In fact, these are the people arguing for eliminating writing itself. They teach film, video gaming, and graphic novels (essentially comic books). In fact, one of the contributors to MLA’s Profession 2008 is Marjorie Garber, whose academic title says it all: “William R. Kenan, Jr., Professor of English and Visual and Environmental Studies and director of the Carpenter Center for the Visual Arts at Harvard University.”
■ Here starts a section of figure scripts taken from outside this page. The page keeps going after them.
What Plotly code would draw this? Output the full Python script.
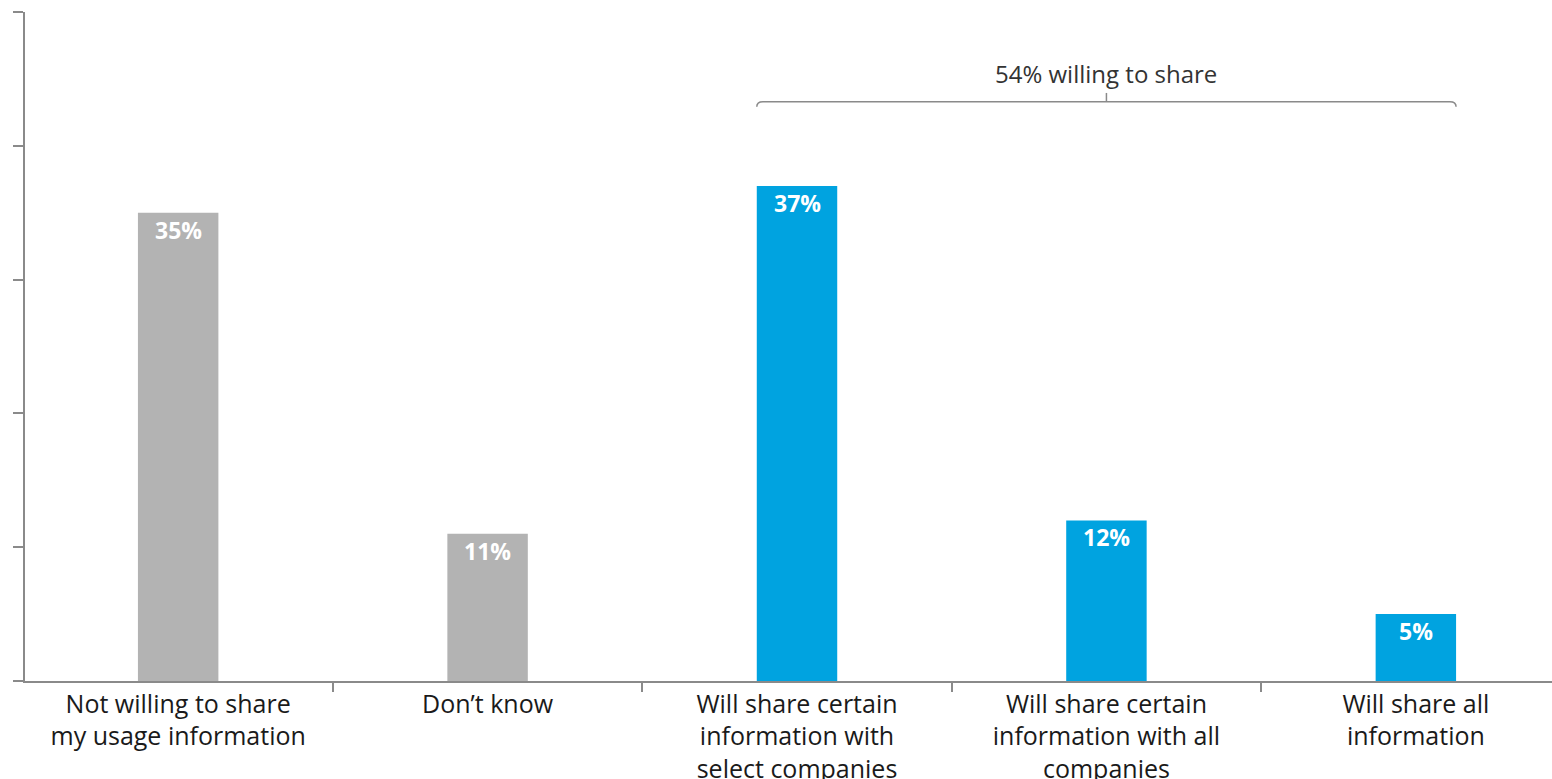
import plotly.graph_objects as go

categories = [
    "Not willing to share<br>my usage information",
    "Don’t know",
    "Will share certain<br>information with<br>select companies",
    "Will share certain<br>information with all<br>companies",
    "Will share all<br>information",
]
values = [35, 11, 37, 12, 5]
bar_colors = ["#b3b3b3", "#b3b3b3", "#00a3e0", "#00a3e0", "#00a3e0"]
value_labels = [f"{v}%" for v in values]
bracket_text = "54% willing to share"

FONT = "Open Sans"
AXIS_GREY = "#8a8a8a"
BAR_WIDTH = 0.26

fig = go.Figure()
fig.add_trace(go.Bar(
    x=categories,
    y=values,
    width=BAR_WIDTH,
    marker=dict(color=bar_colors, line=dict(width=0)),
    hoverinfo="skip",
))

# value labels inside the top of each bar
for cat, v, lab in zip(categories, values, value_labels):
    fig.add_annotation(
        x=cat, y=v, text=f"<b>{lab}</b>", showarrow=False,
        yanchor="top", yshift=1,
        font=dict(family=FONT, size=23, color="white"),
    )

# bracket spanning the "willing to share" bars (category positions 2..4)
b_left = 2 - BAR_WIDTH / 2
b_right = 4 + BAR_WIDTH / 2
b_mid = (b_left + b_right) / 2
b_y = 43.3
drop = 0.38
rx = 0.02
path = (
    f"M {b_left},{b_y - drop} Q {b_left},{b_y} {b_left + rx},{b_y} "
    f"L {b_right - rx},{b_y} Q {b_right},{b_y} {b_right},{b_y - drop}"
)
fig.add_shape(type="path", path=path, xref="x", yref="y",
              line=dict(color=AXIS_GREY, width=1.5))
fig.add_shape(type="line", x0=b_mid, x1=b_mid, y0=b_y, y1=b_y + 0.65,
              xref="x", yref="y", line=dict(color=AXIS_GREY, width=1.5))
fig.add_annotation(
    x=b_mid, y=b_y, text=bracket_text, showarrow=False,
    yanchor="bottom", yshift=10,
    font=dict(family=FONT, size=24, color="#333333"),
)

fig.update_layout(
    width=1552, height=779,
    margin=dict(l=25, r=0, t=12, b=98),
    paper_bgcolor="white", plot_bgcolor="white",
    showlegend=False,
    font=dict(family=FONT, color="#1a1a1a"),
)
fig.update_xaxes(
    type="category",
    range=[-0.495, 4.44],
    tickson="boundaries", ticks="outside", ticklen=9, tickwidth=1.5,
    tickcolor=AXIS_GREY,
    showline=True, linecolor=AXIS_GREY, linewidth=1.5,
    showgrid=False, zeroline=False, automargin=False,
    tickfont=dict(family=FONT, size=25, color="#1a1a1a"),
)
fig.update_yaxes(
    range=[0, 50], tickvals=[0, 10, 20, 30, 40, 50],
    showticklabels=False, ticks="outside", ticklen=10, tickwidth=1.5,
    tickcolor=AXIS_GREY,
    showline=True, linecolor=AXIS_GREY, linewidth=1.5,
    showgrid=False, zeroline=False, automargin=False,
)

fig.write_html("out.html")
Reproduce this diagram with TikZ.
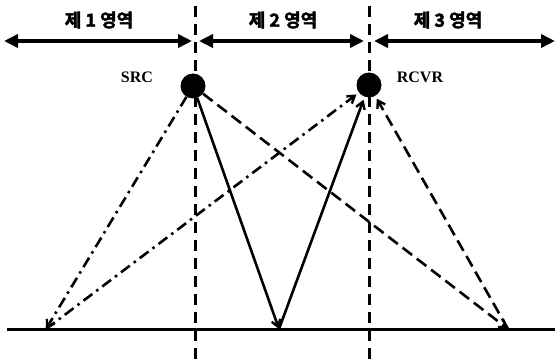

ACTA’s report is a start. Those who care about education and the future should be concerned with what colleges require of their students. While its assignment of a “B” to my alma mater UGA is good for noting the requirement of freshman composition that presumably advances written papers (not something to be taken for granted today), it cannot go into what individual instructors and graduate students teach. I have been privy to those conversations where 23-year-old graduate students openly describe their efforts to divest the “little kiddies” of the religious and patriotic beliefs they bring with them from their small towns in Georgia. I’ve also been to professional conferences where panelists distribute sample syllabi that illustrate how to make freshman composition focus on Latino studies and how to use the classroom for social justice “activism.” Textbooks that I have been required to use in the public colleges in Georgia have in so many ways distorted history and promoted leftist ideology.
As important is what is left out, and that includes a factual presentation of the numbers killed under the ideologies these professors promote and the fact that our founders, for all their common human failings, pledged their “lives and sacred honor” to establishing a republic that recognized the truly radical notion that rights emanate from God. Unlike the professors, they did not assign themselves a special “expertise” in “human values.” Instead, they saw their fellow man as created equal and endowed by God with the power of reason.
That, I think, is the real reason these professors would like to wipe out organizations like ACTA that promote the idea that it is necessary to teach such history.